From Saturday's Globe and Mail

SITUATION:

Philip Roth, 74, the pre-eminent and scarily prolific American author, has just published his 28th novel, Exit Ghost (named for a stage direction in Hamlet). Its tone is elegiac, melancholic. Appropriately set in late autumn, during the George W. Bush/John Kerry U.S. presidential election, it's full of last times - last glimpses, last feud, last love, all blowing away like dried leaves. It is also, Roth insists, his last book that will feature his recurring protagonist Nathan Zuckerman, who is also a novelist, and who has brought Roth some of his greatest stories, from 1979's The Ghost Writer (note the symmetry of the titles), through the towering trilogy of I Married a Communist, American Pastoral and The Human Stain.

In Exit Ghost, Zuckerman, 71, has emerged from the rural mountain retreat where he's been writing in seclusion for over a decade and returned to New York for an experimental medical procedure he has no faith will work. (He survived prostate cancer, but suffers from incontinence, which the procedure may fix, and impotence, which is incurable.) The city, under its incessant cellphone chatter, feels haunted to him. And then he meets a woman who makes him feel even worse: Jamie Logan, mid-30s, beautiful, in publishing (everyone in the book is in publishing in some way) and wife to an uxorious writer. Despite himself, Zuckerman "yielded immediately to the ruthlessness of a desperate infatuation guaranteed to be anything but harmless to a man bearing between his legs a spigot of wrinkled flesh."

After each of their (innocent) conversations, he returns to his hotel room and writes dialogues he wishes they'd had - dialogues full of passion and desire, starring He and She. The writing only inflames his ardour, and Zuckerman twists over that flame, agonized, enthralled.

"Isn't one's pain quotient shocking enough without fictional amplification ... ?" Roth writes. "Not for some. For some very, very few that amplification ... constitutes their only assurance, and the unlived, the surmise, fully drawn in print on paper, is the life whose meaning comes to matter most."
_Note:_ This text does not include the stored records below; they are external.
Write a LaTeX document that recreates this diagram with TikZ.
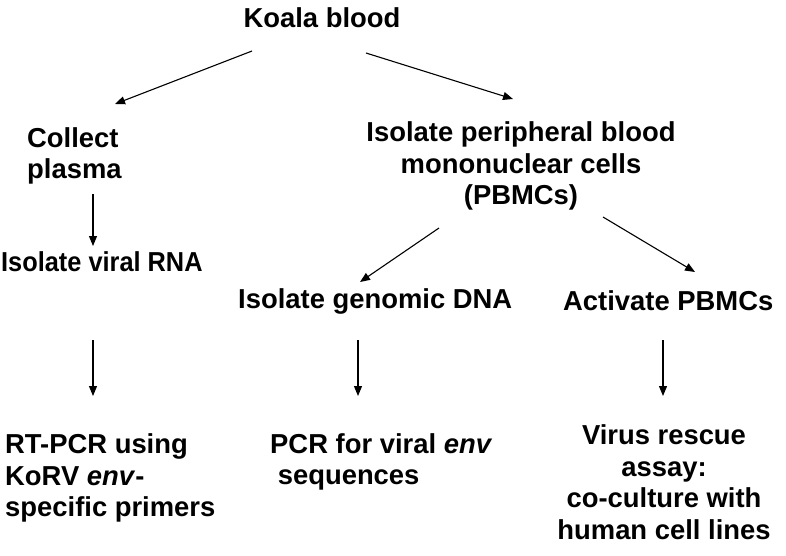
\documentclass[tikz,border=0pt]{standalone}
\usepackage{fontspec}
\setmainfont{Liberation Sans}
\usetikzlibrary{arrows.meta}
\begin{document}
\begin{tikzpicture}[x=1pt,y=-1pt,
  lbl/.style={font=\bfseries\fontsize{27.4}{31.5}\selectfont, inner sep=0pt},
  arr/.style={-{Triangle[length=10pt,width=8pt]}, line width=1.1pt}]
\useasboundingbox (0,0) rectangle (786,555);
\node[lbl] (koala) at (322,18) {Koala blood};
\node[lbl, align=left, anchor=west] (collect) at (27,156) {Collect\\plasma};
\node[lbl, anchor=west] (rna) at (1,262) {\scalebox{0.925}[1]{Isolate viral RNA}};
\node[lbl, align=center] (pbmc) at (521,166) {Isolate peripheral blood\\mononuclear cells\\(PBMCs)};
\node[lbl, anchor=west] (dna) at (238,301) {Isolate genomic DNA};
\node[lbl, anchor=west] (act) at (563,301) {Activate PBMCs};
\node[lbl, align=left, anchor=west] (rtpcr) at (5,478) {RT-PCR using\\KoRV \textit{env}-\\specific primers};
\node[lbl, align=left, anchor=west] (pcr) at (270,462) {PCR for viral \textit{env}\\\ sequences};
\node[lbl, align=center] (rescue) at (664,482) {Virus rescue\\assay:\\co-culture with\\human cell lines};
\coordinate (a1s) at (252,51);  \coordinate (a1e) at (115,104);
\coordinate (a2s) at (366,53);  \coordinate (a2e) at (513,99);
\coordinate (a3s) at (93,194);  \coordinate (a3e) at (93,246);
\coordinate (a4s) at (439,228); \coordinate (a4e) at (360,282);
\coordinate (a5s) at (603,217); \coordinate (a5e) at (695,272);
\coordinate (b1s) at (93,340);  \coordinate (b1e) at (93,396);
\coordinate (b2s) at (358,340); \coordinate (b2e) at (358,396);
\coordinate (b3s) at (663,340); \coordinate (b3e) at (663,396);
\draw[arr] (a1s) -- (a1e);
\draw[arr] (a2s) -- (a2e);
\draw[arr] (a3s) -- (a3e);
\draw[arr] (a4s) -- (a4e);
\draw[arr] (a5s) -- (a5e);
\draw[arr] (b1s) -- (b1e);
\draw[arr] (b2s) -- (b2e);
\draw[arr] (b3s) -- (b3e);
\end{tikzpicture}
\end{document}
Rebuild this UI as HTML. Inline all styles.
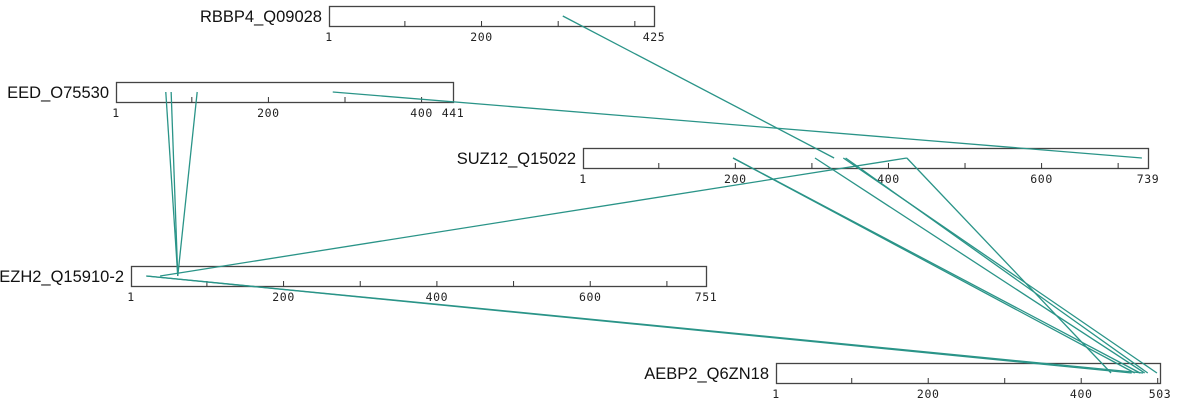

Reading those lines in her Toronto bedroom, the journalist shivers, then underlines them twice, in pen. "Those three sentences," she thinks, "are the very definition of why writers write." Twelve hours later, she is on the phone with their author.

SHE

Is this really Nathan's last

novel?

HE

I believe so. It seems to me the last adventure. I wanted to bring it to a close. It's been nine books, which is many more than I ever could have imagined writing with this character at the centre of.

SHE

But wasn't it hard to say

goodbye?

HE

Not really. The chore was the same it always is, which is to write the book. I wasn't thinking about the end; I was thinking about how to go about writing it.

SHE

After so many books, does writing get harder or easier?

HE

(Laughing) It never seems to get easier. It's an ordeal. It's one I'm accustomed to, but it is an ordeal. I write standing up a good deal of the time, to save my poor old back.

He tells her that he writes in longhand at a standing desk, made by a company in Baltimore. He also uses a computer at a separate stand-up station and he has a desk at which he sits. She pictures him in his office day after day, revolving among these points as the Earth revolves.

SHE

How many hours a day do you write?

HE

Oh, too many. Somewhere between seven and eight. If the work has gone well, I'm energized by it. If it's gone badly I'm cast down. But then I start again the next day. The first six months are usually the most difficult. Over the long haul, as I get into a book and gain mastery over it, then I'm happy.